As the new year begins in a little over a month, patients in Colorado will face stricter rules for attaining medical marijuana. In a recent announcement spanning nearly 500 pages, the state’s Department of Revenue outlined new stipulations and restrictions that came after “several months of deliberation over how to execute a new state law meant largely to limit young people’s access to and abuse of high-potency THC products,” as reported by the Denver Post. The publication reported that the executive director of the state’s Department of Revenue and a former speaker of the Colorado House of Representatives, Mark Ferrandino, had “final say” on the new ordinance but that he “received heavy input from state marijuana enforcement officials and a task force that included parents, health professionals, and marijuana industry representatives.”
The task force was a byproduct of legislation passed and signed into law earlier this year. One of the most notable restrictions deals with the amount patients can purchase. Under the new regulations, the state “will limit the daily purchase to two ounces of flower and eight grams of concentrate such as wax and shatter for medical marijuana patients,” per the Denver Post, but the limit is only two grams per day for 18 to 20-year-old patients.

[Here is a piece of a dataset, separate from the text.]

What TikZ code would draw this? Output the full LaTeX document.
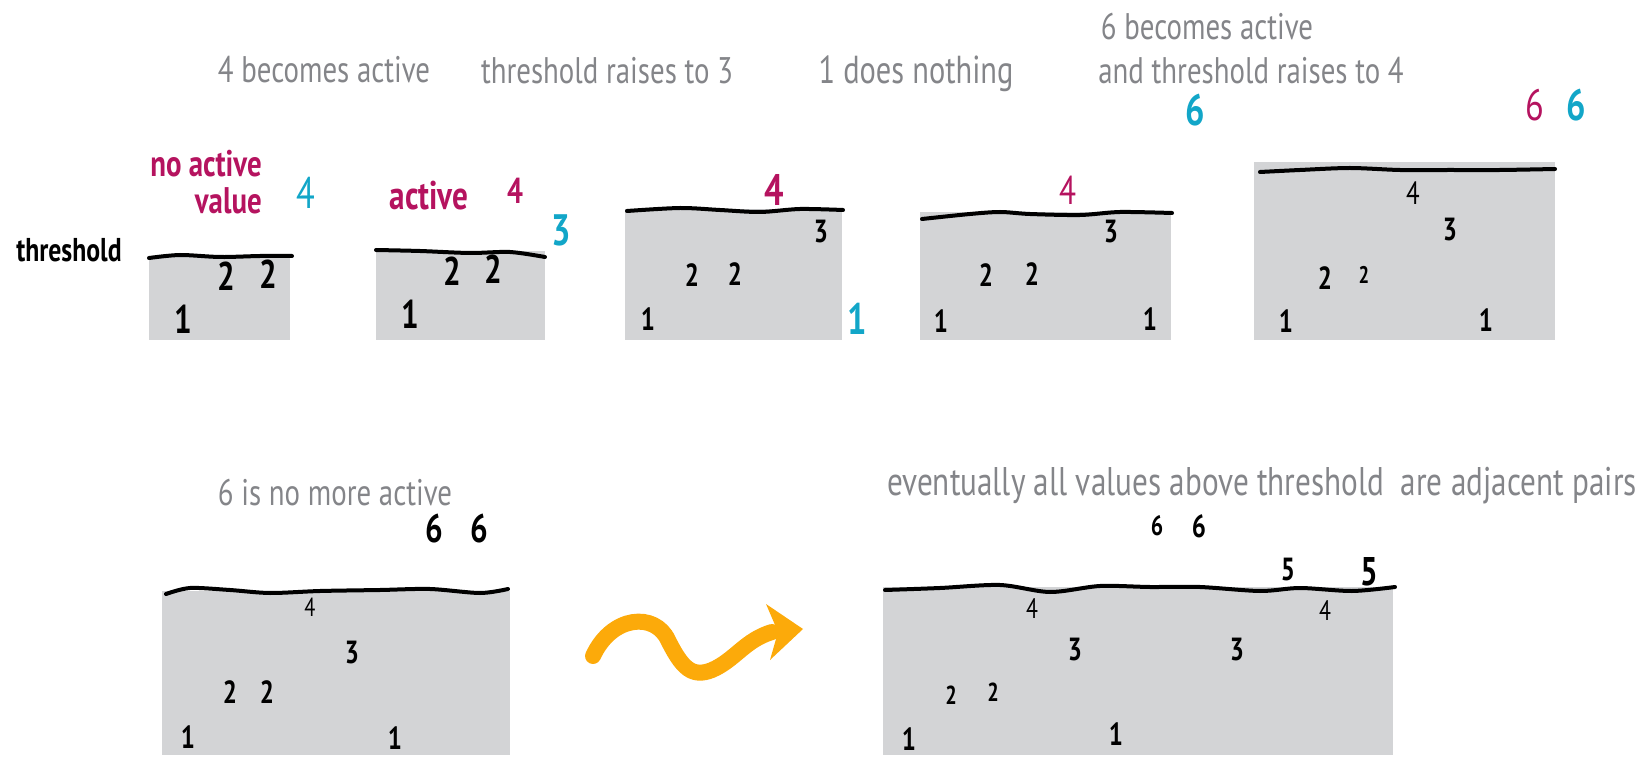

However, there are exceptions, although they apply “only to a patient whose doctor affirms in writing that the patient has a physical or geographic hardship that should allow them to exceed the daily purchase limits, and that the patient has designated a store as the primary place they get their medicine,” per the publication. The new regulations also require dispensaries to provide an educational pamphlet to customers buying concentrates, prohibiting retailers from marketing to potential customers younger than 21. In June, Colorado lawmakers made the first move toward imposing limits on marijuana concentrates when the bill was passed, signed into law by Democratic Governor Jared Polis.

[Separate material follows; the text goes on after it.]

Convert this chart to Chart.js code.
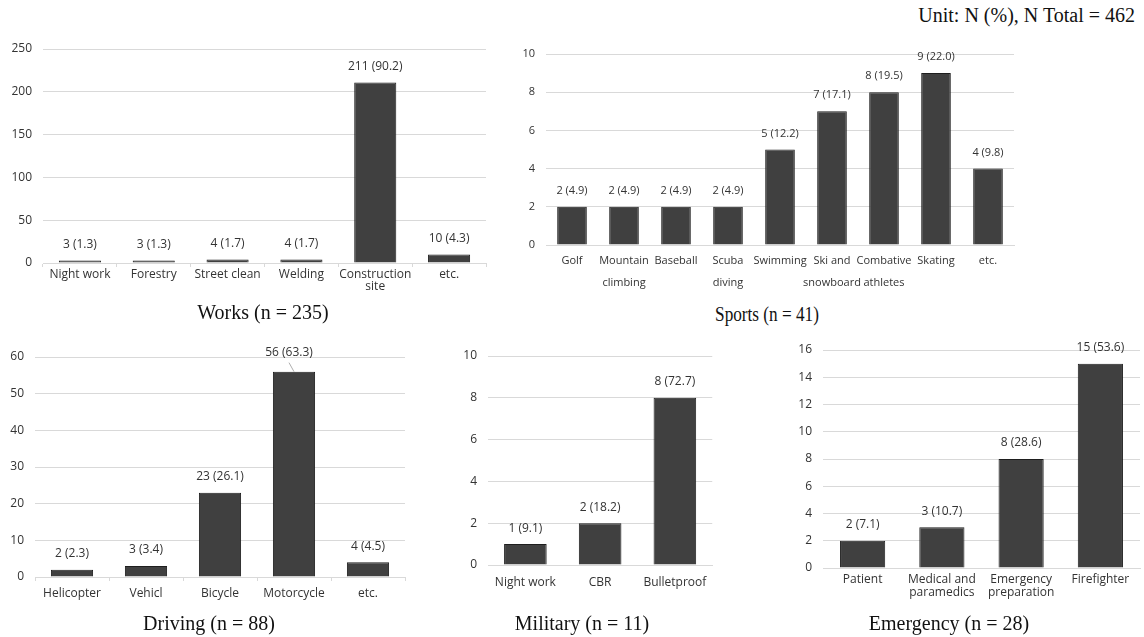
<!DOCTYPE html>
<html lang="en">

<head>
    <meta charset="utf-8" />
    <title>Cases by activity</title>
    <script src="https://cdn.jsdelivr.net/npm/chart.js@4.4.0/dist/chart.umd.min.js"></script>
    <style>
        body { margin: 0; background: #fff; }
        #page { position: relative; width: 1144px; height: 637px; overflow: hidden; }
        canvas { position: absolute; }
        .cap {
            position: absolute;
            font-family: "Liberation Serif", "Times New Roman", serif;
            font-size: 20px;
            line-height: 20px;
            color: #111;
            white-space: nowrap;
            transform: translate(-50%, -50%);
        }
        #unit { left: auto; right: 9px; top: 5px; transform: none; }
    </style>
</head>

<body>
    <div id="page">
        <div class="cap" id="unit">Unit: N (%), N Total = 462</div>

        <canvas id="works"></canvas>
        <canvas id="sports"></canvas>
        <canvas id="driving"></canvas>
        <canvas id="military"></canvas>
        <canvas id="emergency"></canvas>

        <div class="cap" id="worksCap" style="left:263px; top:312px;"></div>
        <div class="cap" id="sportsCap" style="left:767px; top:314px; transform:translate(-50%,-50%) scaleX(0.86);"></div>
        <div class="cap" id="drivingCap" style="left:209px; top:623px;"></div>
        <div class="cap" id="militaryCap" style="left:582px; top:623px;"></div>
        <div class="cap" id="emergencyCap" style="left:949px; top:623px;"></div>
    </div>

    <script>
        // ---- data ----
        const worksLabels = ["Night work", "Forestry", "Street clean", "Welding", ["Construction", "site"], "etc."];
        const worksCounts = [3, 3, 4, 4, 211, 10];
        const worksPct = [1.3, 1.3, 1.7, 1.7, 90.2, 4.3];

        const sportsLabels = ["Golf", ["Mountain", "climbing"], "Baseball", ["Scuba", "diving"], "Swimming",
            ["Ski and", "snowboard"], ["Combative", "athletes"], "Skating", "etc."];
        const sportsCounts = [2, 2, 2, 2, 5, 7, 8, 9, 4];
        const sportsPct = [4.9, 4.9, 4.9, 4.9, 12.2, 17.1, 19.5, 22.0, 9.8];

        const drivingLabels = ["Helicopter", "Vehicl", "Bicycle", "Motorcycle", "etc."];
        const drivingCounts = [2, 3, 23, 56, 4];
        const drivingPct = [2.3, 3.4, 26.1, 63.3, 4.5];

        const militaryLabels = ["Night work", "CBR", "Bulletproof"];
        const militaryCounts = [1, 2, 8];
        const militaryPct = [9.1, 18.2, 72.7];

        const emergencyLabels = ["Patient", ["Medical and", "paramedics"], ["Emergency", "preparation"], "Firefighter"];
        const emergencyCounts = [2, 3, 8, 15];
        const emergencyPct = [7.1, 10.7, 28.6, 53.6];

        const SANS = '"Open Sans", "Noto Sans", sans-serif';
        const INK = '#333333';
        const GRID = '#d9d9d9';

        // "n (pct)" above each bar
        const barValues = {
            id: 'barValues',
            afterDatasetsDraw(chart, args, opts) {
                const ctx = chart.ctx;
                const meta = chart.getDatasetMeta(0);
                const counts = chart.data.datasets[0].data;
                ctx.save();
                ctx.font = opts.size + 'px ' + SANS;
                ctx.fillStyle = INK;
                ctx.textAlign = 'center';
                ctx.textBaseline = 'middle';
                meta.data.forEach((bar, i) => {
                    const txt = counts[i] + ' (' + opts.pct[i].toFixed(1) + ')';
                    const raised = opts.raised === i;
                    const lift = raised ? 19 : 16;
                    const shift = raised ? -5 : 0;
                    ctx.fillText(txt, bar.x + shift, bar.y - lift);
                    if (raised) {
                        ctx.strokeStyle = '#999';
                        ctx.lineWidth = 0.8;
                        ctx.beginPath();
                        ctx.moveTo(bar.x + shift, bar.y - lift + 10);
                        ctx.lineTo(bar.x, bar.y);
                        ctx.stroke();
                    }
                });
                ctx.restore();
            }
        };

        let makeChart = (id, area, o) => {
            const yw = 45, padTop = 24, padRight = 4, xh = 44;
            const cv = document.getElementById(id);
            cv.width = area.r - area.l + yw + padRight;
            cv.height = area.b - area.t + padTop + xh;
            cv.style.left = (area.l - yw) + 'px';
            cv.style.top = (area.t - padTop) + 'px';

            return new Chart(cv, {
                type: 'bar',
                data: {
                    labels: o.labels,
                    datasets: [{
                        data: o.counts,
                        backgroundColor: '#404040',
                        borderColor: '#1e1e1e',
                        borderWidth: 1,
                        barPercentage: 0.57,
                        categoryPercentage: 1
                    }]
                },
                options: {
                    responsive: false,
                    animation: false,
                    layout: { padding: { top: padTop, right: padRight, left: 0, bottom: 0 } },
                    plugins: {
                        legend: { display: false },
                        tooltip: { enabled: false },
                        barValues: { pct: o.pct, size: o.size, raised: o.raised }
                    },
                    scales: {
                        x: {
                            grid: {
                                display: o.xTicks,
                                drawTicks: o.xTicks,
                                drawOnChartArea: false,
                                tickLength: 4,
                                color: GRID,
                                offset: true
                            },
                            border: { display: true, color: GRID },
                            ticks: {
                                font: { family: SANS, size: o.size, lineHeight: o.lh },
                                color: INK,
                                padding: o.xPad,
                                maxRotation: 0,
                                autoSkip: false
                            },
                            afterFit: (s) => { s.height = xh; }
                        },
                        y: {
                            min: 0,
                            max: o.max,
                            ticks: {
                                stepSize: o.step,
                                font: { family: SANS, size: o.size },
                                color: INK,
                                padding: 11
                            },
                            grid: { color: GRID, drawTicks: false },
                            border: { display: false },
                            afterFit: (s) => { s.width = yw; }
                        }
                    }
                },
                plugins: [barValues]
            });
        };

        let sum = (a) => a.reduce((p, c) => p + c, 0);

        document.getElementById('worksCap').textContent = 'Works (n = ' + sum(worksCounts) + ')';
        document.getElementById('sportsCap').textContent = 'Sports (n = ' + sum(sportsCounts) + ')';
        document.getElementById('drivingCap').textContent = 'Driving (n = ' + sum(drivingCounts) + ')';
        document.getElementById('militaryCap').textContent = 'Military (n = ' + sum(militaryCounts) + ')';
        document.getElementById('emergencyCap').textContent = 'Emergency (n = ' + sum(emergencyCounts) + ')';

        makeChart('works', { l: 43, t: 49, r: 486, b: 263 }, {
            labels: worksLabels, counts: worksCounts, pct: worksPct,
            max: 250, step: 50, size: 12, lh: 1.0, xTicks: true, xPad: 2
        });
        makeChart('sports', { l: 546, t: 54, r: 1014, b: 245 }, {
            labels: sportsLabels, counts: sportsCounts, pct: sportsPct,
            max: 10, step: 2, size: 11, lh: 2.0, xTicks: false, xPad: 5
        });
        makeChart('driving', { l: 35, t: 357, r: 405, b: 577 }, {
            labels: drivingLabels, counts: drivingCounts, pct: drivingPct,
            max: 60, step: 10, size: 12, lh: 1.2, xTicks: true, xPad: 5, raised: 3
        });
        makeChart('military', { l: 488, t: 356, r: 713, b: 565 }, {
            labels: militaryLabels, counts: militaryCounts, pct: militaryPct,
            max: 10, step: 2, size: 12, lh: 1.2, xTicks: false, xPad: 10
        });
        makeChart('emergency', { l: 823, t: 350, r: 1140, b: 568 }, {
            labels: emergencyLabels, counts: emergencyCounts, pct: emergencyPct,
            max: 16, step: 2, size: 12, lh: 1.08, xTicks: false, xPad: 5
        });
    </script>
</body>

</html>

The bill, responsible for creating the task force that aided in formally producing the new rules, was urged by Democrats in the state House. One of the legislation’s sponsors, Yadira Caraveo, Democratic State Representative, who’s also a pediatrician, said the new rules were created to ensure that youths don’t “get their hands on an incredible amount of products and very concentrated products that they then can give or sell to people their age or younger who don’t yet have access to the legal market because they’re not 21.” While many support the new stipulations kicking off the new year, not everyone is okay with the latest changes.

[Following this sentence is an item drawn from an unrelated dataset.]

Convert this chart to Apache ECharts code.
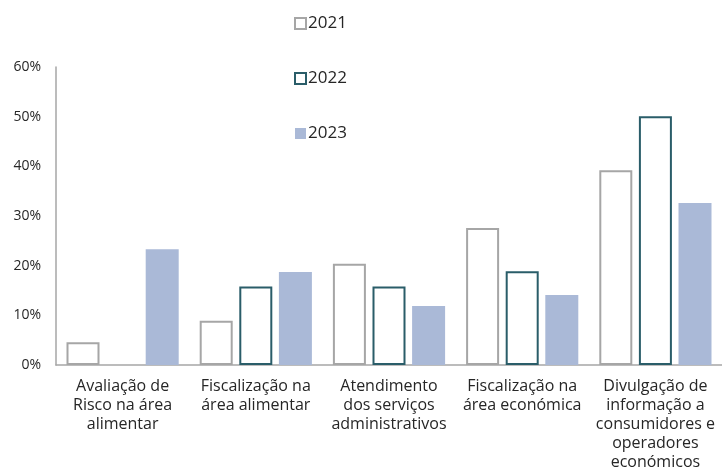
<!DOCTYPE html>
<html>
<head>
<meta charset="utf-8">
<script src="https://cdn.jsdelivr.net/npm/echarts@6/dist/echarts.min.js"></script>
<style>
  html, body { margin: 0; padding: 0; background: #fff; }
  #chart { width: 722px; height: 473px; }
</style>
</head>
<body>
<div id="chart"></div>
<script>
// categorias (quebras de linha como no original)
const categories = [
  'Avaliação de\nRisco na área\nalimentar',
  'Fiscalização na\nárea alimentar',
  'Atendimento\ndos serviços\nadministrativos',
  'Fiscalização na\nárea económica',
  'Divulgação de\ninformação a\nconsumidores e\noperadores\neconómicos'
];
const years = ['2021', '2022', '2023'];
const values2021 = [4.6, 8.9, 20.4, 27.6, 39.2];
const values2022 = [null, 15.8, 15.8, 18.9, 50.1];
const values2023 = [23.3, 18.7, 11.9, 14.1, 32.6];

const fontFamily = '"Open Sans", sans-serif';
const textColor = '#262626';

const chart = echarts.init(document.getElementById('chart'));

const option = {
  animation: false,
  backgroundColor: '#fff',
  textStyle: { fontFamily: fontFamily },
  legend: {
    orient: 'vertical',
    left: 289,
    top: 10,
    itemGap: 38,
    itemWidth: 11,
    itemHeight: 11,
    icon: 'rect',
    textStyle: { fontSize: 17, color: textColor, fontFamily: fontFamily, padding: [0, 0, 0, -3] },
    data: years
  },
  grid: {
    left: 56,
    right: 0,
    top: 67,
    bottom: 108,
    containLabel: false
  },
  xAxis: {
    type: 'category',
    data: categories,
    axisLine: { lineStyle: { color: '#a6a6a6', width: 1.5 } },
    axisTick: { show: false },
    axisLabel: {
      interval: 0,
      color: textColor,
      fontSize: 16,
      lineHeight: 19,
      margin: 12,
      fontFamily: fontFamily
    }
  },
  yAxis: {
    type: 'value',
    min: 0,
    max: 60,
    interval: 10,
    axisLine: { show: true, lineStyle: { color: '#a6a6a6', width: 1.5 } },
    axisTick: { show: false },
    splitLine: { show: false },
    axisLabel: {
      formatter: '{value}%',
      color: textColor,
      fontSize: 14,
      margin: 15,
      fontFamily: fontFamily
    }
  },
  series: [
    {
      name: '2021',
      type: 'bar',
      data: values2021,
      barWidth: 33,
      barGap: '20%',
      itemStyle: { color: '#ffffff', borderColor: '#a6a6a6', borderWidth: 2 }
    },
    {
      name: '2022',
      type: 'bar',
      data: values2022,
      barWidth: 33,
      barGap: '20%',
      itemStyle: { color: '#ffffff', borderColor: '#2a5d69', borderWidth: 2 }
    },
    {
      name: '2023',
      type: 'bar',
      data: values2023,
      barWidth: 33,
      barGap: '20%',
      itemStyle: { color: '#aab9d7' }
    }
  ]
};

chart.setOption(option);
</script>
</body>
</html>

NORML has voiced objections to many provisions included in House Bill 1317, saying the legislation “places additional and unreasonable hurdles for those patients ages 18 to 20 who are now eligible to receive medical cannabis authorizations.” While as lovely as it is to see so many barriers being broken in support of marijuana reform, it’s good to discuss how to regulate cannabis use and keep it out of the hands of the youth that aren’t eligible with new laws. That being said, anyone of legal age who has been prescribed medical marijuana should be able to stock up on their medications, whether it’s edible boxes or jars of flower, just like others do with medications from pharmacies, which are typically a month-long supply. It’s a complicated issue where health, safety, and comfort are crowded at center stage.